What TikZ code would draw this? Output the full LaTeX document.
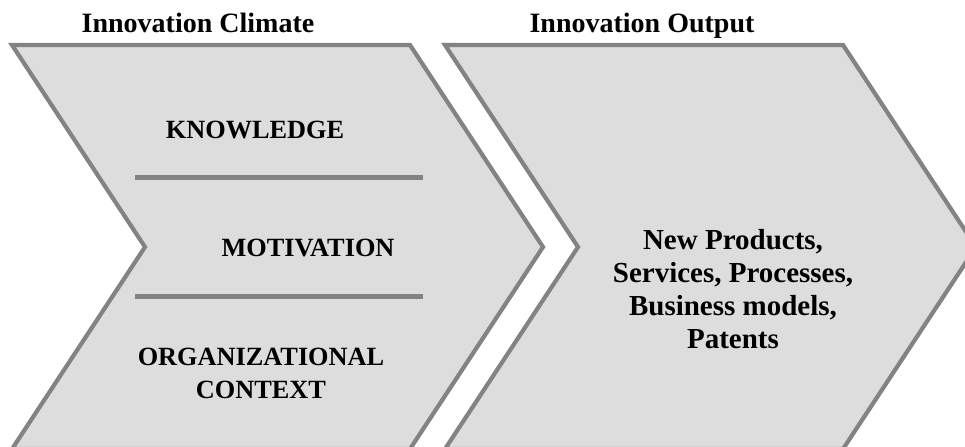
\documentclass[tikz,border=0pt]{standalone}
\usepackage{fontspec}
\setmainfont{Liberation Serif}
\definecolor{panelfill}{HTML}{DDDDDD}
\definecolor{paneledge}{HTML}{838383}
\begin{document}
\begin{tikzpicture}[x=1bp,y=-1bp,
  panel/.style={fill=panelfill,draw=paneledge,line width=4.2bp,line join=miter},
  divider/.style={draw=paneledge,line width=4.6bp},
  heading/.style={font=\bfseries\fontsize{28bp}{32bp}\selectfont,inner sep=0pt,anchor=base},
  factor/.style={font=\bfseries\fontsize{26.3bp}{33bp}\selectfont,inner sep=0pt,align=center},
  result/.style={font=\bfseries\fontsize{29bp}{33bp}\selectfont,inner sep=0pt,align=center}]
\useasboundingbox (0,0) rectangle (965,447);
\begin{scope}
  \clip (0,0) rectangle (965,447);
  % left chevron: innovation climate
  \draw[panel] (12,45) -- (410,45) -- (543,247) -- (410,449) -- (12,449) -- (145,247) -- cycle;
  % right chevron: innovation output
  \draw[panel] (445,45) -- (843,45) -- (976,247) -- (843,449) -- (445,449) -- (578,247) -- cycle;
\end{scope}
% dividers between the three climate factors
\coordinate (d1a) at (135,177.5);
\coordinate (d1b) at (423,177.5);
\coordinate (d2a) at (135,296.5);
\coordinate (d2b) at (423,296.5);
\draw[divider] (d1a) -- (d1b);
\draw[divider] (d2a) -- (d2b);
% headings
\node[heading] (hclimate) at (198,33) {Innovation Climate};
\node[heading] (houtput) at (642,33) {Innovation Output};
% climate factors
\node[factor] (know) at (255,130) {KNOWLEDGE};
\node[factor] (motiv) at (308,248) {MOTIVATION};
\node[factor] (orgctx) at (261,373) {ORGANIZATIONAL\\CONTEXT};
% output
\node[result] (out) at (733,289) {New Products,\\Services, Processes,\\Business models,\\Patents};
\end{tikzpicture}
\end{document}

◇ ◇ ◇

**Problem**
Set the listing down in full and exactly. Pictures within it should not appear in the copy.

**The answer**
What TikZ code would draw this? Output the full LaTeX document.
\documentclass[tikz,border=0pt]{standalone}
\usepackage{fontspec}
\setmainfont{Liberation Serif}
\definecolor{panelfill}{HTML}{DDDDDD}
\definecolor{paneledge}{HTML}{838383}
\begin{document}
\begin{tikzpicture}[x=1bp,y=-1bp,
  panel/.style={fill=panelfill,draw=paneledge,line width=4.2bp,line join=miter},
  divider/.style={draw=paneledge,line width=4.6bp},
  heading/.style={font=\bfseries\fontsize{28bp}{32bp}\selectfont,inner sep=0pt,anchor=base},
  factor/.style={font=\bfseries\fontsize{26.3bp}{33bp}\selectfont,inner sep=0pt,align=center},
  result/.style={font=\bfseries\fontsize{29bp}{33bp}\selectfont,inner sep=0pt,align=center}]
\useasboundingbox (0,0) rectangle (965,447);
\begin{scope}
  \clip (0,0) rectangle (965,447);
  % left chevron: innovation climate
  \draw[panel] (12,45) -- (410,45) -- (543,247) -- (410,449) -- (12,449) -- (145,247) -- cycle;
  % right chevron: innovation output
  \draw[panel] (445,45) -- (843,45) -- (976,247) -- (843,449) -- (445,449) -- (578,247) -- cycle;
\end{scope}
% dividers between the three climate factors
\coordinate (d1a) at (135,177.5);
\coordinate (d1b) at (423,177.5);
\coordinate (d2a) at (135,296.5);
\coordinate (d2b) at (423,296.5);
\draw[divider] (d1a) -- (d1b);
\draw[divider] (d2a) -- (d2b);
% headings
\node[heading] (hclimate) at (198,33) {Innovation Climate};
\node[heading] (houtput) at (642,33) {Innovation Output};
% climate factors
\node[factor] (know) at (255,130) {KNOWLEDGE};
\node[factor] (motiv) at (308,248) {MOTIVATION};
\node[factor] (orgctx) at (261,373) {ORGANIZATIONAL\\CONTEXT};
% output
\node[result] (out) at (733,289) {New Products,\\Services, Processes,\\Business models,\\Patents};
\end{tikzpicture}
\end{document}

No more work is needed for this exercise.